PROBLEM STATEMENT:
Below, locate the line that contains "Rebuild this chart". Repeat exactly from that line to the line that contains "ax = fig.add_axes([0.107, 0.083, 0.893, 0.887])", inclusive, leaving out the pictures.

─── RECORD SET

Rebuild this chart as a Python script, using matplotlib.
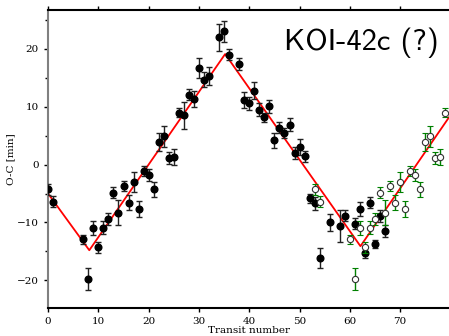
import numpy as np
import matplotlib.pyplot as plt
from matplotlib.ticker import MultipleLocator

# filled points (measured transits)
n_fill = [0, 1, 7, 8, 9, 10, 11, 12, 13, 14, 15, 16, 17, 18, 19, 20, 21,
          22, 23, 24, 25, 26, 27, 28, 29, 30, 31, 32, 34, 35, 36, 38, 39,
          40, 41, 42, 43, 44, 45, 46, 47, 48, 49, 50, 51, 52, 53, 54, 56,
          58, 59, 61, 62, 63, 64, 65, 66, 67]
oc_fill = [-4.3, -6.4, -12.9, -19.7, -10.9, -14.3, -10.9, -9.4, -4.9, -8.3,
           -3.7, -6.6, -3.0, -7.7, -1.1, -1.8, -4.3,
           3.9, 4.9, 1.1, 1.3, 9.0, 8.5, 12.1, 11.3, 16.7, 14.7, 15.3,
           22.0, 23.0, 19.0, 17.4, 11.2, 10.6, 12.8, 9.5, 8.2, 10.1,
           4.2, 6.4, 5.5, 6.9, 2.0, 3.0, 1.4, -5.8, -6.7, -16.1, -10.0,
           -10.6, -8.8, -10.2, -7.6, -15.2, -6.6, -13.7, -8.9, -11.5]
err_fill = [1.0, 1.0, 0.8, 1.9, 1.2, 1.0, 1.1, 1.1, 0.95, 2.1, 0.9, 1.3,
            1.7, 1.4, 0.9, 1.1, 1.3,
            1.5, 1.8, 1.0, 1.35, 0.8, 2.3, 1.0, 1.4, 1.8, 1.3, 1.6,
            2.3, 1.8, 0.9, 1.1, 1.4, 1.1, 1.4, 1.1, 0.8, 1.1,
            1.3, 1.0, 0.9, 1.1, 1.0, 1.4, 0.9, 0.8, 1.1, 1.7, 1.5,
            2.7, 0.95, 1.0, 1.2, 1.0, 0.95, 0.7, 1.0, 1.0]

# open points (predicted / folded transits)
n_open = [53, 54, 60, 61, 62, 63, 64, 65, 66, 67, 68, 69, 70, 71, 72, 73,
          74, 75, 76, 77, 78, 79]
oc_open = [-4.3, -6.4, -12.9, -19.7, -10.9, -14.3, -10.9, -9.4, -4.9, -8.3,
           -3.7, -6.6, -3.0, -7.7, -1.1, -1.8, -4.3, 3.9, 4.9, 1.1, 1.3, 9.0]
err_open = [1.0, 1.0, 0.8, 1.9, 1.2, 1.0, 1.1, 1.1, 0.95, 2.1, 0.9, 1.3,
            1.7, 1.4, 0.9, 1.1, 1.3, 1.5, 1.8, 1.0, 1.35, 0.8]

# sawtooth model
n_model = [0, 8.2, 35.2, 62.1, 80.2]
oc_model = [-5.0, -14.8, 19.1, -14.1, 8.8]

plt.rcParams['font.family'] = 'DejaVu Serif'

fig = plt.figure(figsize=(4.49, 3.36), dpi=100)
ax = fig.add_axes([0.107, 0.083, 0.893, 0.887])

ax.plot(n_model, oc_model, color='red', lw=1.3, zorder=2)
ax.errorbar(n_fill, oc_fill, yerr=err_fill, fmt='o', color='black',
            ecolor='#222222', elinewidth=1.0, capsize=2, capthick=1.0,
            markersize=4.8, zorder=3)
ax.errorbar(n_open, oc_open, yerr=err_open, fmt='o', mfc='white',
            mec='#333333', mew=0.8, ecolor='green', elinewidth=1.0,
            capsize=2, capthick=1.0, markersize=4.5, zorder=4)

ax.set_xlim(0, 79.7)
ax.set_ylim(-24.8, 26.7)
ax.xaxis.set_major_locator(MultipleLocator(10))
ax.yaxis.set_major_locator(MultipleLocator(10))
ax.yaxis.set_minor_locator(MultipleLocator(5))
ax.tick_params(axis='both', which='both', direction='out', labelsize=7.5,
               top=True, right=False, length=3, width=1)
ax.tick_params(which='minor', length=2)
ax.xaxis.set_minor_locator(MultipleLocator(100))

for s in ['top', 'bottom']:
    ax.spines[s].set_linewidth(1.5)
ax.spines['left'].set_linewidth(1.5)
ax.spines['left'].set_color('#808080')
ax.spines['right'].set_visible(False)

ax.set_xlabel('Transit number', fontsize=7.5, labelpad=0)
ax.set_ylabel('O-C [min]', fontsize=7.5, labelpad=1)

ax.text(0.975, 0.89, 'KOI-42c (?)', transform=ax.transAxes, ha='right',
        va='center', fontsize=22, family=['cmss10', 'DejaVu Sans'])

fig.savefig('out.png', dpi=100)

──────
─── RECORD SET

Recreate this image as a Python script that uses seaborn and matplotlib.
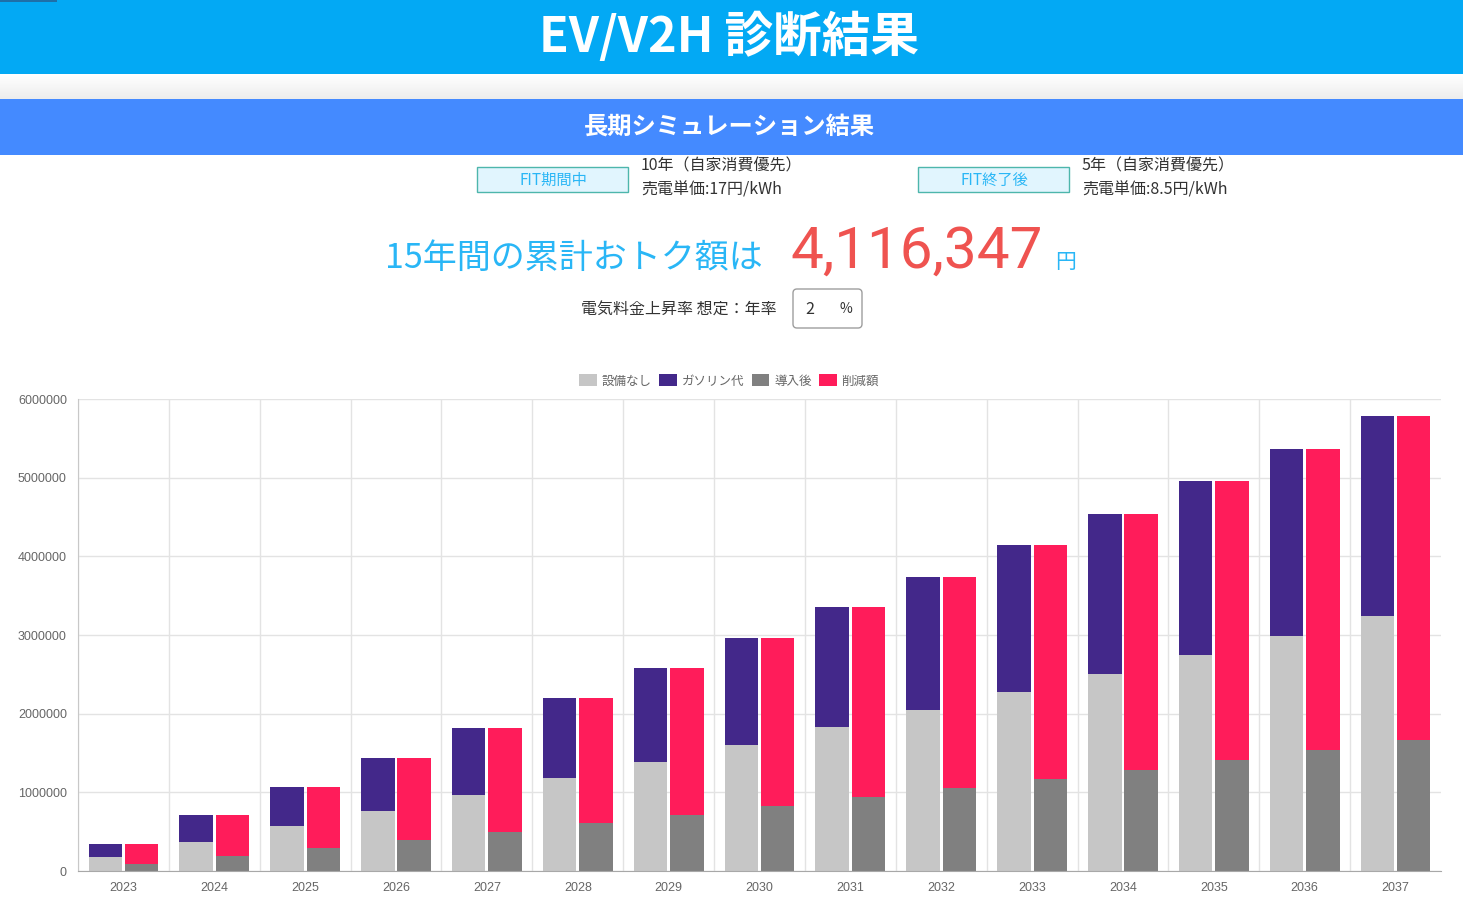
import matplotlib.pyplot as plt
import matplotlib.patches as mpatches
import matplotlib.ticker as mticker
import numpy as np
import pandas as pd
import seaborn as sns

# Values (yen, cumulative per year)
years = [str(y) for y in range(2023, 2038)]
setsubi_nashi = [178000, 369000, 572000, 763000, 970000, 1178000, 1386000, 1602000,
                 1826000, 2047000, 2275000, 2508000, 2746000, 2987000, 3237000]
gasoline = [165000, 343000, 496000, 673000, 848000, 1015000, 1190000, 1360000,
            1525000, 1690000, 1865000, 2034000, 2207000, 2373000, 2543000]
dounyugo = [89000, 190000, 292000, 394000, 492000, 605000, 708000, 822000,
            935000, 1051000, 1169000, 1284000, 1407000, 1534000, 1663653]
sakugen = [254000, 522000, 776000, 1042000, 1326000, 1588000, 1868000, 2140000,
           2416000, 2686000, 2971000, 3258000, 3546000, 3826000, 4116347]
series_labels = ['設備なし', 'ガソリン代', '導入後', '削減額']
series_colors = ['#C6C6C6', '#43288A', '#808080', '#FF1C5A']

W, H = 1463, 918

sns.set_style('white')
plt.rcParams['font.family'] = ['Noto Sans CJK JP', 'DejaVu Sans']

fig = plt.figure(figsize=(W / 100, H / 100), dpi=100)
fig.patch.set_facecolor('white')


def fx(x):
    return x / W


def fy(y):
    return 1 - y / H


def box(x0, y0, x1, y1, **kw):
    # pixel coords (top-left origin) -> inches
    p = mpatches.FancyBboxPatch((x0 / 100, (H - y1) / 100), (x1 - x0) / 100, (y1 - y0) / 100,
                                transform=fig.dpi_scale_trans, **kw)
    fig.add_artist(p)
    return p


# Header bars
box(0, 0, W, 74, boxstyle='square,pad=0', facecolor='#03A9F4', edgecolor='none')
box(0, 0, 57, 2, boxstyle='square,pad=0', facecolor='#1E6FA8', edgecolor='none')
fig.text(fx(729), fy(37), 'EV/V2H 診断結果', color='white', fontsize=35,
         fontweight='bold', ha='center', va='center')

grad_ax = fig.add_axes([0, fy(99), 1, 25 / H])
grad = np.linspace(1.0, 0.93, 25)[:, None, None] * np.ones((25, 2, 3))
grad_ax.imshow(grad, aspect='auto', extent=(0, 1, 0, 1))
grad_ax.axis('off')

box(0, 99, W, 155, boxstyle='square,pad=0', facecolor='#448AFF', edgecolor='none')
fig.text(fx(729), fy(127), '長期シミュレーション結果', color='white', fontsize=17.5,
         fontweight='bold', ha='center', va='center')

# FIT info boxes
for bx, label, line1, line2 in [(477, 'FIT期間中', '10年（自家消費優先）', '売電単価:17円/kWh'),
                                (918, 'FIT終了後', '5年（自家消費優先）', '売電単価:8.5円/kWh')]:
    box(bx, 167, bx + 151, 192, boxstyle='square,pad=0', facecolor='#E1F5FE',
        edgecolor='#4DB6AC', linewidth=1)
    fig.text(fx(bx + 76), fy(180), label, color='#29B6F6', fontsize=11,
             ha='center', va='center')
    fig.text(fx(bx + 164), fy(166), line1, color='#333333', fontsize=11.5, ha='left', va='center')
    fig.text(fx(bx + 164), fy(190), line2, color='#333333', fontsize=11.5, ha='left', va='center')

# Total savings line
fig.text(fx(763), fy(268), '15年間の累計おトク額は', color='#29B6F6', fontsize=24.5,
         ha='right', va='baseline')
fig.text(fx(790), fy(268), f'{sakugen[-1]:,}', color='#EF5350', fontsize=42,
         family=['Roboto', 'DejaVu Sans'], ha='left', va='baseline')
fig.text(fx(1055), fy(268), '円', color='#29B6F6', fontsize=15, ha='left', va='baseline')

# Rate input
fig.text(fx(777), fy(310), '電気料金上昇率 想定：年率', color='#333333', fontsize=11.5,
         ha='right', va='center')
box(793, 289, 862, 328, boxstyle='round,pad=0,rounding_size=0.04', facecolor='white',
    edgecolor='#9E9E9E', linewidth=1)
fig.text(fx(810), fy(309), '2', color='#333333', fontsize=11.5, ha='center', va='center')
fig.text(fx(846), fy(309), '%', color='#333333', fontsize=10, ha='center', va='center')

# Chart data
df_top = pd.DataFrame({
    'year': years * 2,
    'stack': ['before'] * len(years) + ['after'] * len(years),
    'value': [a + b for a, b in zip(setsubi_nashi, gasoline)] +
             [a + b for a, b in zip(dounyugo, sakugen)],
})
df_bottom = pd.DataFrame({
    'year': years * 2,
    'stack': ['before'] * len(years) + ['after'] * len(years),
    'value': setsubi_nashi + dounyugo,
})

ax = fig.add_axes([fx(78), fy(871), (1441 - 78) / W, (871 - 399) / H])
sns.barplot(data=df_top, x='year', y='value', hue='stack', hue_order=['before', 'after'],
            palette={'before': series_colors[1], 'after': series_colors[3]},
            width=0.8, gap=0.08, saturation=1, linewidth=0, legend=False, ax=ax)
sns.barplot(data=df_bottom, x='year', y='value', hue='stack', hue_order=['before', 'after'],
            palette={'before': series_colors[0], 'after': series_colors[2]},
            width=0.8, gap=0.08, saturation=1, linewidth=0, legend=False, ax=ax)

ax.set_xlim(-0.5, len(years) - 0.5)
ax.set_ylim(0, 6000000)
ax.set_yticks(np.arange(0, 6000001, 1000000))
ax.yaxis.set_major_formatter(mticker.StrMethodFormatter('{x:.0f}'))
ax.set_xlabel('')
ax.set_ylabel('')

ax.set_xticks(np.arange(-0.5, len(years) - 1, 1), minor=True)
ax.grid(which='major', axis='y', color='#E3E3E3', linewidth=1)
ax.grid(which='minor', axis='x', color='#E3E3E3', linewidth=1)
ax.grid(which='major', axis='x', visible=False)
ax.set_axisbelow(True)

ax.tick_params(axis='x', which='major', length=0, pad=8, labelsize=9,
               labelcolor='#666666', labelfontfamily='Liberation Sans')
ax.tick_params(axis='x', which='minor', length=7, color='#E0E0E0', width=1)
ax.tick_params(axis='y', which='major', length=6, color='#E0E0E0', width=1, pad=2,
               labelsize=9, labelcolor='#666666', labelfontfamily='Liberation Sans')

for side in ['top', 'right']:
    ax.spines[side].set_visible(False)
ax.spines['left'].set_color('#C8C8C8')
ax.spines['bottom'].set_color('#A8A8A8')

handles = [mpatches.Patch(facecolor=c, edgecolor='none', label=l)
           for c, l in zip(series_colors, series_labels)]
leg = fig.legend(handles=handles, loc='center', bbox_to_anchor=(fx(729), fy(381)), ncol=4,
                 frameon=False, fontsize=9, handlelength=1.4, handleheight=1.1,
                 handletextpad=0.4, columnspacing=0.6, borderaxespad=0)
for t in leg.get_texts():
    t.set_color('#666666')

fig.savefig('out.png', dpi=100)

──────

ANSWER TO THE PROBLEM:
Rebuild this chart as a Python script, using matplotlib.
import numpy as np
import matplotlib.pyplot as plt
from matplotlib.ticker import MultipleLocator

# filled points (measured transits)
n_fill = [0, 1, 7, 8, 9, 10, 11, 12, 13, 14, 15, 16, 17, 18, 19, 20, 21,
          22, 23, 24, 25, 26, 27, 28, 29, 30, 31, 32, 34, 35, 36, 38, 39,
          40, 41, 42, 43, 44, 45, 46, 47, 48, 49, 50, 51, 52, 53, 54, 56,
          58, 59, 61, 62, 63, 64, 65, 66, 67]
oc_fill = [-4.3, -6.4, -12.9, -19.7, -10.9, -14.3, -10.9, -9.4, -4.9, -8.3,
           -3.7, -6.6, -3.0, -7.7, -1.1, -1.8, -4.3,
           3.9, 4.9, 1.1, 1.3, 9.0, 8.5, 12.1, 11.3, 16.7, 14.7, 15.3,
           22.0, 23.0, 19.0, 17.4, 11.2, 10.6, 12.8, 9.5, 8.2, 10.1,
           4.2, 6.4, 5.5, 6.9, 2.0, 3.0, 1.4, -5.8, -6.7, -16.1, -10.0,
           -10.6, -8.8, -10.2, -7.6, -15.2, -6.6, -13.7, -8.9, -11.5]
err_fill = [1.0, 1.0, 0.8, 1.9, 1.2, 1.0, 1.1, 1.1, 0.95, 2.1, 0.9, 1.3,
            1.7, 1.4, 0.9, 1.1, 1.3,
            1.5, 1.8, 1.0, 1.35, 0.8, 2.3, 1.0, 1.4, 1.8, 1.3, 1.6,
            2.3, 1.8, 0.9, 1.1, 1.4, 1.1, 1.4, 1.1, 0.8, 1.1,
            1.3, 1.0, 0.9, 1.1, 1.0, 1.4, 0.9, 0.8, 1.1, 1.7, 1.5,
            2.7, 0.95, 1.0, 1.2, 1.0, 0.95, 0.7, 1.0, 1.0]

# open points (predicted / folded transits)
n_open = [53, 54, 60, 61, 62, 63, 64, 65, 66, 67, 68, 69, 70, 71, 72, 73,
          74, 75, 76, 77, 78, 79]
oc_open = [-4.3, -6.4, -12.9, -19.7, -10.9, -14.3, -10.9, -9.4, -4.9, -8.3,
           -3.7, -6.6, -3.0, -7.7, -1.1, -1.8, -4.3, 3.9, 4.9, 1.1, 1.3, 9.0]
err_open = [1.0, 1.0, 0.8, 1.9, 1.2, 1.0, 1.1, 1.1, 0.95, 2.1, 0.9, 1.3,
            1.7, 1.4, 0.9, 1.1, 1.3, 1.5, 1.8, 1.0, 1.35, 0.8]

# sawtooth model
n_model = [0, 8.2, 35.2, 62.1, 80.2]
oc_model = [-5.0, -14.8, 19.1, -14.1, 8.8]

plt.rcParams['font.family'] = 'DejaVu Serif'

fig = plt.figure(figsize=(4.49, 3.36), dpi=100)
ax = fig.add_axes([0.107, 0.083, 0.893, 0.887])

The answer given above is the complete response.